» **Stated task**:
From the first line of the data down to and including the line with "scale = fig.dpi / 100.0", copy everything exactly, leaving out pictures.

-*-

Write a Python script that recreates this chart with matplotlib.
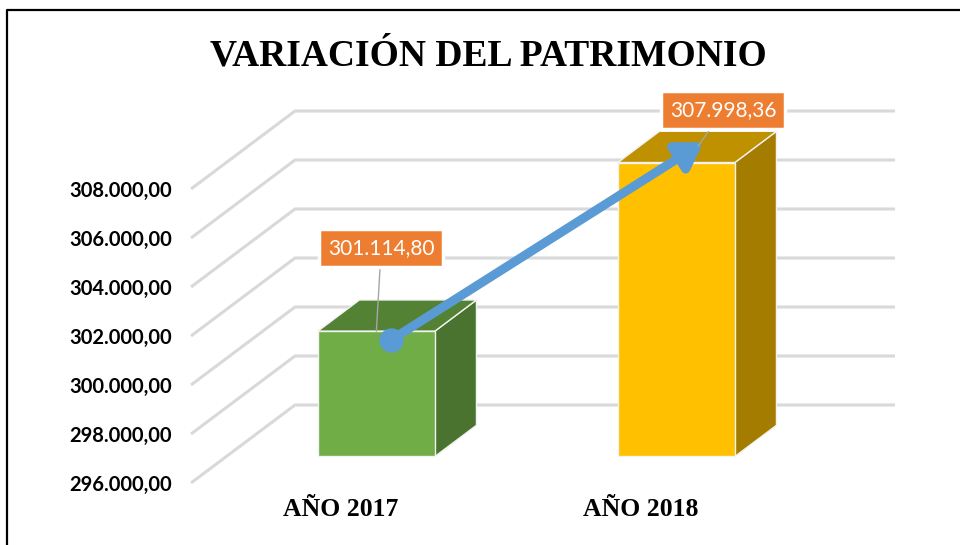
import numpy as np
import matplotlib.pyplot as plt
from matplotlib.patches import Polygon, FancyArrowPatch
from matplotlib.lines import Line2D

# data
categories = ['AÑO 2017', 'AÑO 2018']
values = [301114.80, 307998.36]
value_labels = ['301.114,80', '307.998,36']
y_ticks = [296000, 298000, 300000, 302000, 304000, 306000, 308000]
y_tick_labels = ['296.000,00', '298.000,00', '300.000,00', '302.000,00',
                 '304.000,00', '306.000,00', '308.000,00']

front_colors = ['#70AD47', '#FFC000']
top_colors = ['#548235', '#BF9000']
side_colors = ['#4B7330', '#A37C00']

DEPTH_DX = 104   # pixel shift of the back wall
DEPTH_DY = 78
BAR_W = 0.39
BAR_D0 = 0.34
BAR_D1 = 0.74

fig = plt.figure(figsize=(9.6, 5.45), dpi=100)
ax = fig.add_axes([191 / 960, 62 / 545, 600 / 960, 294 / 545])
ax.set_xlim(-0.5, 1.5)
ax.set_ylim(296000, 308000)
# axes drawn above the hand-made 3D pieces so labels sit on top
ax.set_zorder(7)
ax.patch.set_visible(False)
for s in ax.spines.values():
    s.set_visible(False)

ax.set_yticks(y_ticks, y_tick_labels)
ax.set_xticks(range(len(categories)), categories)
ax.tick_params(axis='y', length=0, pad=13.5)
ax.tick_params(axis='x', length=0, pad=11)
for lab in ax.get_yticklabels():
    lab.set_fontfamily('Lato')
    lab.set_fontweight('bold')
    lab.set_fontsize(14.5)
for lab in ax.get_xticklabels():
    lab.set_fontfamily('Liberation Serif')
    lab.set_fontweight('bold')
    lab.set_fontsize(18.5)

scale = fig.dpi / 100.0


def proj(x, v, d):
    # data point on the front plane, pushed back by depth d (0..1)
    px, py = ax.transData.transform((x, v))
    return (px + DEPTH_DX * d * scale, py + DEPTH_DY * d * scale)


# gridlines: diagonal on the side wall, flat on the back wall
x0, x1 = ax.get_xlim()
for v in y_ticks:
    pts = [proj(x0, v, 0), proj(x0, v, 1), proj(x1, v, 1)]
    xs, ys = zip(*pts)
    fig.add_artist(Line2D(xs, ys, transform=None, color='#D9D9D9', lw=2.2,
                          solid_capstyle='butt', zorder=1))

# 3D bars
base = y_ticks[0]
for i, v in enumerate(values):
    l, r = i - BAR_W / 2, i + BAR_W / 2
    side = [proj(r, base, BAR_D0), proj(r, v, BAR_D0),
            proj(r, v, BAR_D1), proj(r, base, BAR_D1)]
    top = [proj(l, v, BAR_D0), proj(r, v, BAR_D0),
           proj(r, v, BAR_D1), proj(l, v, BAR_D1)]
    front = [proj(l, base, BAR_D0), proj(r, base, BAR_D0),
             proj(r, v, BAR_D0), proj(l, v, BAR_D0)]
    for poly, col in [(side, side_colors[i]), (top, top_colors[i]),
                      (front, front_colors[i])]:
        fig.add_artist(Polygon(poly, closed=True, transform=None,
                               facecolor=col, edgecolor='#F2F2F2',
                               lw=1.0, zorder=2))

# trend arrow from 2017 bar to 2018 bar
start = proj(0.05, values[0] - 350, BAR_D0)
end = proj(1.0, values[1], 0.6)
arr = FancyArrowPatch(start, end, transform=None,
                      arrowstyle='-|>,head_length=15,head_width=9.5',
                      color='#5B9BD5', lw=6.5, shrinkA=0, shrinkB=0, zorder=4)
fig.add_artist(arr)
fig.add_artist(Line2D([start[0]], [start[1]], transform=None, marker='o',
                      markersize=16.5, color='#5B9BD5', zorder=5))

# data labels with leader lines
label_offsets = [(3.5, 60), (18, 26)]   # points
anchors = [(0.0, values[0], BAR_D0), (1.0, values[1], 0.55)]
for i, (txt, off) in enumerate(zip(value_labels, label_offsets)):
    ax_pt = proj(*anchors[i])
    fig_xy = fig.transFigure.inverted().transform(ax_pt)
    ax.annotate(txt, xy=fig_xy, xycoords='figure fraction',
                xytext=off, textcoords='offset points',
                ha='center', va='center', fontsize=15, color='white',
                family='Lato',
                bbox=dict(boxstyle='square,pad=0.42', fc='#ED7D31',
                          ec='white', lw=2.5),
                arrowprops=dict(arrowstyle='-', color='#A6A6A6', lw=1,
                                shrinkA=0, shrinkB=0),
                annotation_clip=False, zorder=6)

fig.text(0.509, 0.897, 'VARIACIÓN DEL PATRIMONIO', ha='center', va='center',
         fontsize=27, fontweight='bold', family='Liberation Serif')

# chart frame (left and top edges visible)
fig.add_artist(Line2D([7, 7, 960], [0, 535, 535], transform=None,
                      color='black', lw=1.6, zorder=10))

fig.savefig('out.png', dpi=100, facecolor='white')
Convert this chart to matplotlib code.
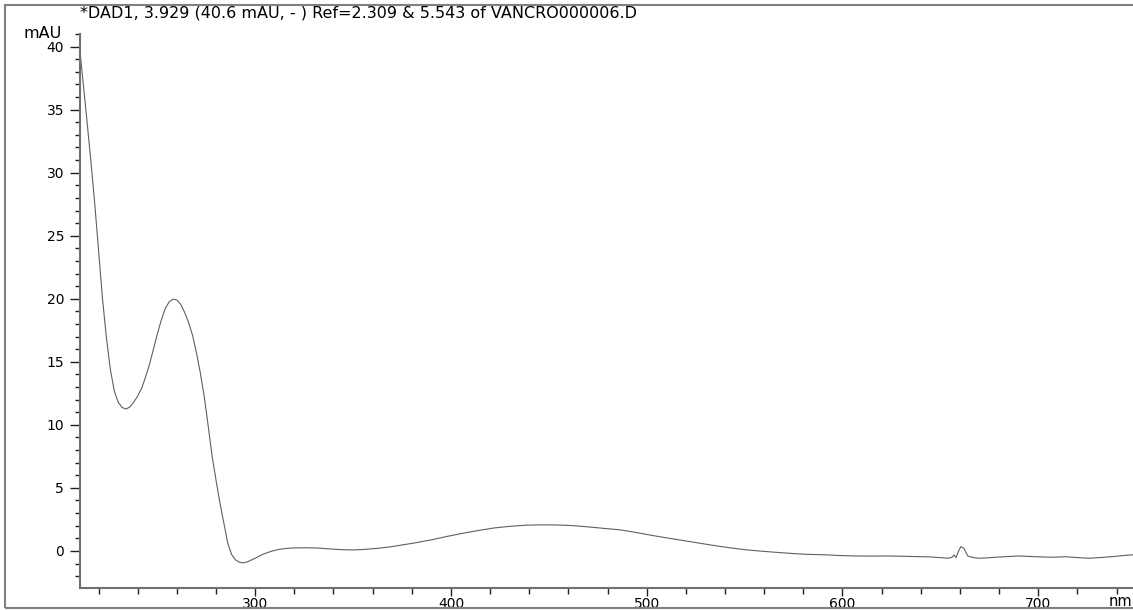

-*-

» **Output of the task**:
Write a Python script that recreates this chart with matplotlib.
import numpy as np
import matplotlib.pyplot as plt
from matplotlib.patches import Polygon, FancyArrowPatch
from matplotlib.lines import Line2D

# data
categories = ['AÑO 2017', 'AÑO 2018']
values = [301114.80, 307998.36]
value_labels = ['301.114,80', '307.998,36']
y_ticks = [296000, 298000, 300000, 302000, 304000, 306000, 308000]
y_tick_labels = ['296.000,00', '298.000,00', '300.000,00', '302.000,00',
                 '304.000,00', '306.000,00', '308.000,00']

front_colors = ['#70AD47', '#FFC000']
top_colors = ['#548235', '#BF9000']
side_colors = ['#4B7330', '#A37C00']

DEPTH_DX = 104   # pixel shift of the back wall
DEPTH_DY = 78
BAR_W = 0.39
BAR_D0 = 0.34
BAR_D1 = 0.74

fig = plt.figure(figsize=(9.6, 5.45), dpi=100)
ax = fig.add_axes([191 / 960, 62 / 545, 600 / 960, 294 / 545])
ax.set_xlim(-0.5, 1.5)
ax.set_ylim(296000, 308000)
# axes drawn above the hand-made 3D pieces so labels sit on top
ax.set_zorder(7)
ax.patch.set_visible(False)
for s in ax.spines.values():
    s.set_visible(False)

ax.set_yticks(y_ticks, y_tick_labels)
ax.set_xticks(range(len(categories)), categories)
ax.tick_params(axis='y', length=0, pad=13.5)
ax.tick_params(axis='x', length=0, pad=11)
for lab in ax.get_yticklabels():
    lab.set_fontfamily('Lato')
    lab.set_fontweight('bold')
    lab.set_fontsize(14.5)
for lab in ax.get_xticklabels():
    lab.set_fontfamily('Liberation Serif')
    lab.set_fontweight('bold')
    lab.set_fontsize(18.5)

scale = fig.dpi / 100.0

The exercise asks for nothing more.